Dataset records
--- start ---
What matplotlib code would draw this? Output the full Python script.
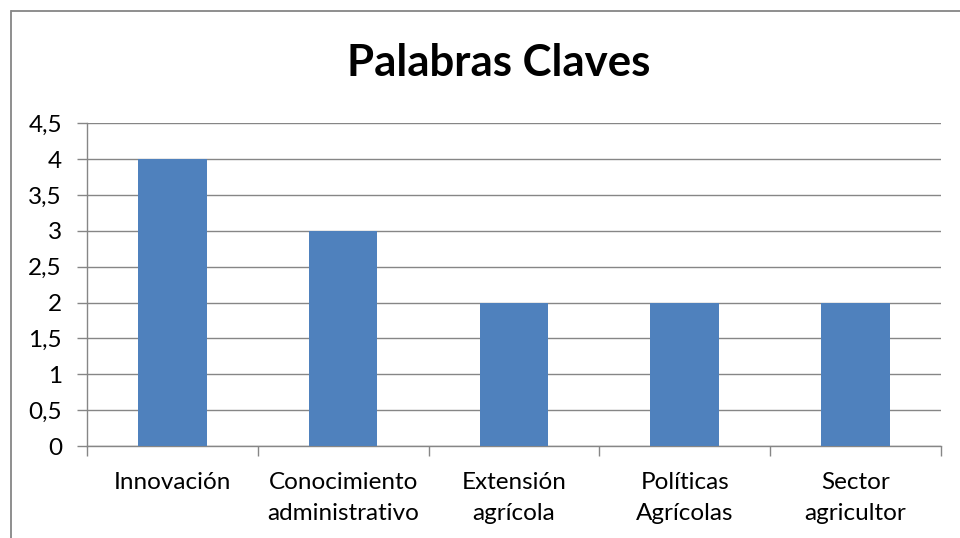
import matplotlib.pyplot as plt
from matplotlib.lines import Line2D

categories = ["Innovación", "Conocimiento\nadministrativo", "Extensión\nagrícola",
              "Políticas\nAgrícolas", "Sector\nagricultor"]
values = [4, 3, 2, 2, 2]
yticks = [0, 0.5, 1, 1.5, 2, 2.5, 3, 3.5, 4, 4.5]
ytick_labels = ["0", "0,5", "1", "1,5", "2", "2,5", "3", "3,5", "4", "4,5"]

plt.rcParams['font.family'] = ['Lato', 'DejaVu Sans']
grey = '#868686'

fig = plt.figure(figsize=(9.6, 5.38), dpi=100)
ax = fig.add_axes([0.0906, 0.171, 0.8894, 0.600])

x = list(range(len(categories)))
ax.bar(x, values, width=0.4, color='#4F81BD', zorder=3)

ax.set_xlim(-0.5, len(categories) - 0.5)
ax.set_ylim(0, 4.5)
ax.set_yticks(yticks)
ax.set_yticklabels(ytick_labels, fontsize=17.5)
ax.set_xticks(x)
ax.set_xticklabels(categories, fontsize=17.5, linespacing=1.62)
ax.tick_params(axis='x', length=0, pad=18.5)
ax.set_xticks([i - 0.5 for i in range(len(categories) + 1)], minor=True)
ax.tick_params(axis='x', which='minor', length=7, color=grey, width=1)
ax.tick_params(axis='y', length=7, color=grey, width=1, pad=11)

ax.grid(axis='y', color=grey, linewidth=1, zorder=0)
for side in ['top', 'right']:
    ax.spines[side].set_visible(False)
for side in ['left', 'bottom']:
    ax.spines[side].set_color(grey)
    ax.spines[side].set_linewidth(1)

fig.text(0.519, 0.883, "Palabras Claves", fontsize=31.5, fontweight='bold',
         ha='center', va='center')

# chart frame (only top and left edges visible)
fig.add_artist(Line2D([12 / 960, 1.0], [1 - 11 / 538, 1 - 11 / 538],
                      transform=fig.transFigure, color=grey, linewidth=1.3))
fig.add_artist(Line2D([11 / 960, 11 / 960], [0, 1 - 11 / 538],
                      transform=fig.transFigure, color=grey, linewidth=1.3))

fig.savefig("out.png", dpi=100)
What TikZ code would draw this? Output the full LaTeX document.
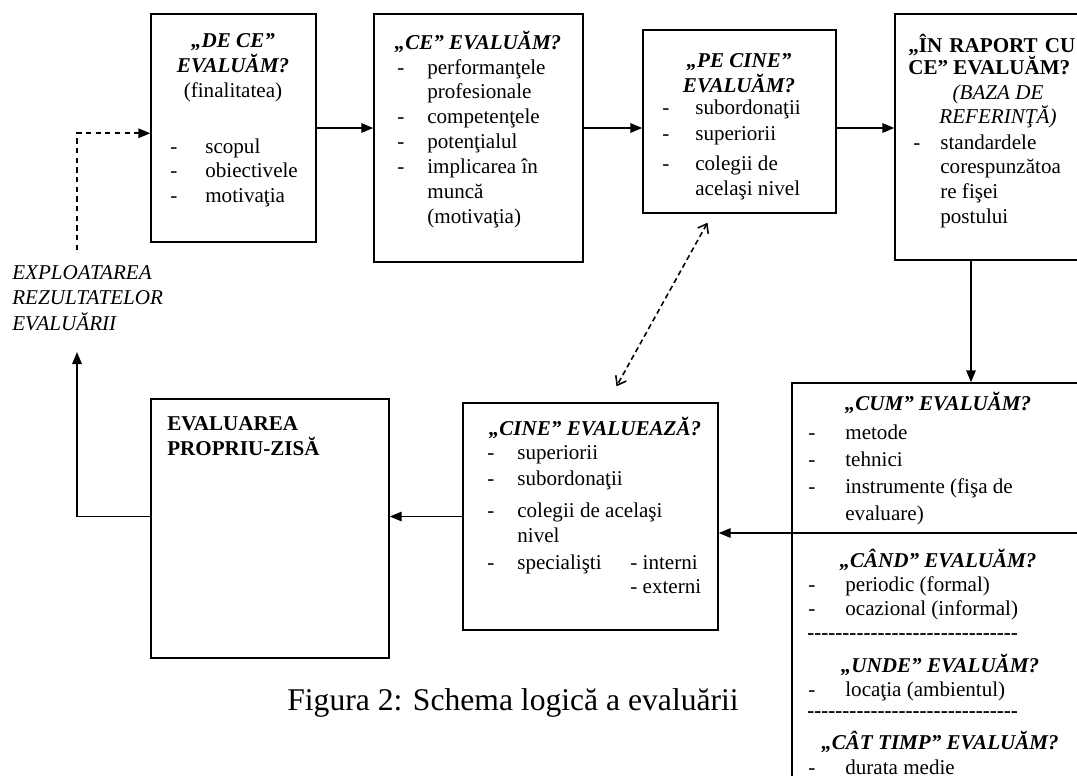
--- end ---
INSTRUCTIONS FOR THE TASK. Start at the top of the entries and repeat each line exactly, ending at the line that contains "grey = '#868686'". Pictures are not part of the copy.

SOLUTION BELOW.
What matplotlib code would draw this? Output the full Python script.
import matplotlib.pyplot as plt
from matplotlib.lines import Line2D

categories = ["Innovación", "Conocimiento\nadministrativo", "Extensión\nagrícola",
              "Políticas\nAgrícolas", "Sector\nagricultor"]
values = [4, 3, 2, 2, 2]
yticks = [0, 0.5, 1, 1.5, 2, 2.5, 3, 3.5, 4, 4.5]
ytick_labels = ["0", "0,5", "1", "1,5", "2", "2,5", "3", "3,5", "4", "4,5"]

plt.rcParams['font.family'] = ['Lato', 'DejaVu Sans']
grey = '#868686'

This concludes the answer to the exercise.